Oberweis may perceive himself as a high-profile candidate, but that is unlikely considering the public's chronic inattention to candidates and issues. However, among those politically active, Oberweis is well known and somewhat controversial.
He's run twice for the U.S. Senate, once for governor and once for the U.S. House of Representatives and failed to win. Oberweis was, however, elected to the Illinois Senate in 2012.
Over those many campaigns, the 67-year-old Oberweis said, he learned much about the political process and how to work across the aisle with Democrats.
"I now have more Democratic friends than I ever had in the past," he said.
So far, just one other Republican, Doug Truax of Downers Grove, has announced his intention to run for the GOP Senate nomination.
Oberweis characterized Truax as an inexperienced candidate who has few financial resources. But Truax also has the kind of youthful Boy Scout qualities voters like and that would contrast well against a 68-year-old career politician like Durbin.
Married and the father of three, Truax is a West Point graduate, a former U.S. Army Ranger and a successful businessman who started Veritas Risk Services after leaving the military. He also is the past chairman of the board of Almost Home Kids, a charitable organization devoted to assisting children with medical needs and their families.
Like many former military officers, the 43-year-old Truax comes across as the kind of can-do guy who eschews political posturing and focuses on getting the job done.
But Oberweis also is a super-achiever, earning a fortune as an entrepreneur before turning his interest to politics.
A University of Illinois graduate, Oberweis turned a failing family dairy business around before starting an investment firm. The family-run Oberweis investment firm, which runs its own mutual funds, oversees roughly $1 billion for individuals and businesses.

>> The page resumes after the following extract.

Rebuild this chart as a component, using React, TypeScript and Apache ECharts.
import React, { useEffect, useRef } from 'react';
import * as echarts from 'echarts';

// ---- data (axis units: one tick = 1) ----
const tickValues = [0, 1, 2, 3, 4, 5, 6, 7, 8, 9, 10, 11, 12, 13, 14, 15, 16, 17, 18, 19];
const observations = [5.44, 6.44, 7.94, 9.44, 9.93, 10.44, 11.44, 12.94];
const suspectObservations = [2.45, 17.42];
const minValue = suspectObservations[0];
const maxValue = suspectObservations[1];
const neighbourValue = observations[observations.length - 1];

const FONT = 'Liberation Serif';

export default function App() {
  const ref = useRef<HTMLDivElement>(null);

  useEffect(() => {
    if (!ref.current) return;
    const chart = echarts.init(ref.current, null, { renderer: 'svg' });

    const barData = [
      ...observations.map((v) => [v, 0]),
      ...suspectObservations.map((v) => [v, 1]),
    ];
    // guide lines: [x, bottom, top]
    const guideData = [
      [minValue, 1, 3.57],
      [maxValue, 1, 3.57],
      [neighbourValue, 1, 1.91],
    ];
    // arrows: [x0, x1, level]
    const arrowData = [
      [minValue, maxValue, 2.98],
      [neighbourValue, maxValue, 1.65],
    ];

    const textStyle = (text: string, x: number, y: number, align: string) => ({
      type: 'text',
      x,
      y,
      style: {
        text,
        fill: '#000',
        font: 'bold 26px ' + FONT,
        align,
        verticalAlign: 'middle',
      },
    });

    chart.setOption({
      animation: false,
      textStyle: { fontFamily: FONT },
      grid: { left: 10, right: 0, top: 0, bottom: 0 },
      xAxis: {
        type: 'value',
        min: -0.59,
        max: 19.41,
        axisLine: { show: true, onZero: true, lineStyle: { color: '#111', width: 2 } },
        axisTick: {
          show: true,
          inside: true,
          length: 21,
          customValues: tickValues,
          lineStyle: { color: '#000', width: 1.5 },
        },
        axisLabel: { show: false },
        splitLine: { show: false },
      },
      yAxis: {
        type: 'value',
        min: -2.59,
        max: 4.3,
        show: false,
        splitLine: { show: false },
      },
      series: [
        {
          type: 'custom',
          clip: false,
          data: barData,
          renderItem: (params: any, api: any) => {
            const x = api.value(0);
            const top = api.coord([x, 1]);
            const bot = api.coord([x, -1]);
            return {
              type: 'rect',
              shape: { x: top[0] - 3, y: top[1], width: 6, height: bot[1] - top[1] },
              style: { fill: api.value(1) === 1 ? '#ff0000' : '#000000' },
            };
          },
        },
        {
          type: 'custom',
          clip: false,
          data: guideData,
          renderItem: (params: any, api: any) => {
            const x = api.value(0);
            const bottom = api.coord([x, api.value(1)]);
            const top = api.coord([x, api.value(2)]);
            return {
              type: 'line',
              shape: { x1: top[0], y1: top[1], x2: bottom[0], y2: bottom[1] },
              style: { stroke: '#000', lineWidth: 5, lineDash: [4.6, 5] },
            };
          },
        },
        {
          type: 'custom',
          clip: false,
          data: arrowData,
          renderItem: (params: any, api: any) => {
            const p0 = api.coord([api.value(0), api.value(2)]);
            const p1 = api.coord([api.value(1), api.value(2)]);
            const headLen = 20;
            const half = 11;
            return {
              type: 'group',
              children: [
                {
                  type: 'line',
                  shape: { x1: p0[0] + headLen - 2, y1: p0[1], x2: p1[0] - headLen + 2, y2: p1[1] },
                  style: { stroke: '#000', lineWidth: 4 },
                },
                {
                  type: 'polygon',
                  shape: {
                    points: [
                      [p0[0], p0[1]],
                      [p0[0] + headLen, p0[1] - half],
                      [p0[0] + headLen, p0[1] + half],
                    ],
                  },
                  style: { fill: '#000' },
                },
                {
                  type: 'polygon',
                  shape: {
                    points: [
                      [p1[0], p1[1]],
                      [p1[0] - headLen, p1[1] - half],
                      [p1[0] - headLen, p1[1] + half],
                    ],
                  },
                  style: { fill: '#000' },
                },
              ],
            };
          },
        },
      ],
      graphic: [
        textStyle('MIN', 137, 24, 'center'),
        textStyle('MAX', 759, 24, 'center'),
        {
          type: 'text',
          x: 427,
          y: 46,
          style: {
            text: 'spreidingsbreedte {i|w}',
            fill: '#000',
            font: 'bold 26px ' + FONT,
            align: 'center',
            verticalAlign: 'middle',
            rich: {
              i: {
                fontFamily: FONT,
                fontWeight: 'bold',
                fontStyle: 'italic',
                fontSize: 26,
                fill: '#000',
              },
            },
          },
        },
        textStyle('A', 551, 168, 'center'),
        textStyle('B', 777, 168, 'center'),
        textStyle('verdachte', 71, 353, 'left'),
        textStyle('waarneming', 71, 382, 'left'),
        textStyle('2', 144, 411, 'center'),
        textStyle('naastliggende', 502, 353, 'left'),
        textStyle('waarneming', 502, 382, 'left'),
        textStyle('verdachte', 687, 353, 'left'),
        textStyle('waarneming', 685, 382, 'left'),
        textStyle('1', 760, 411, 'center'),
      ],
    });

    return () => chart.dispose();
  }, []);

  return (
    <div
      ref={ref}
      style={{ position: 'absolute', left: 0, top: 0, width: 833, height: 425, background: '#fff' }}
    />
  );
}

More recently, his dairy business has turned in a new direction, building restaurants to go hand-in-hand with its Oberweis ice cream stores.
He points out that his approach to his "burger and fries" chain — called TBJ for That Burger Joint — shows he does not just bark out orders and expect them to be followed.
"That's not true at all. A good leader must get buy-in from his administrative team," Oberweis said.
Regarding the restaurant business, Oberweis wanted to make better use of his commercial real estate and thought partnering food sales with ice cream sales would be a good way to do it. Ice cream sales, he said, boom "from 7 p.m. to 10 p.m." and he wanted to make "use of that real estate at other times of the day."
Oberweis said he was pushing a restaurant featuring "salads and sandwiches" but his research team recommended "burgers and fries," a market trend reflected by such chains as Meatheads, Smashburger and Five Guys.
"Just saying what I want to do doesn't work," said Oberweis, who argued that what works in business is also what works in government.
"You need to, wherever possible, be working with the other side, even if it's not exactly what you want," he said.
Despite the concerns of some Republicans, Oberweis said he's "pretty much" in the race. He visited the University of Illinois campus this week in search of petition signatures and "got about 100 in an hour."
He also said he's the "No. 1 circulator" of petitions that seek to put a term limits constitutional amendment on the ballot next year, a proposal he said could draw many extra thousands of people to the polls.
Oberweis said he's taken no position on the four-way race for governor but will "strongly" back whoever wins the party nomination. He's enthusiastically backing himself for his party's Senate nomination.
"If we get the necessary petition signatures, I will run," he said, acknowledging that gathering them will not be a problem.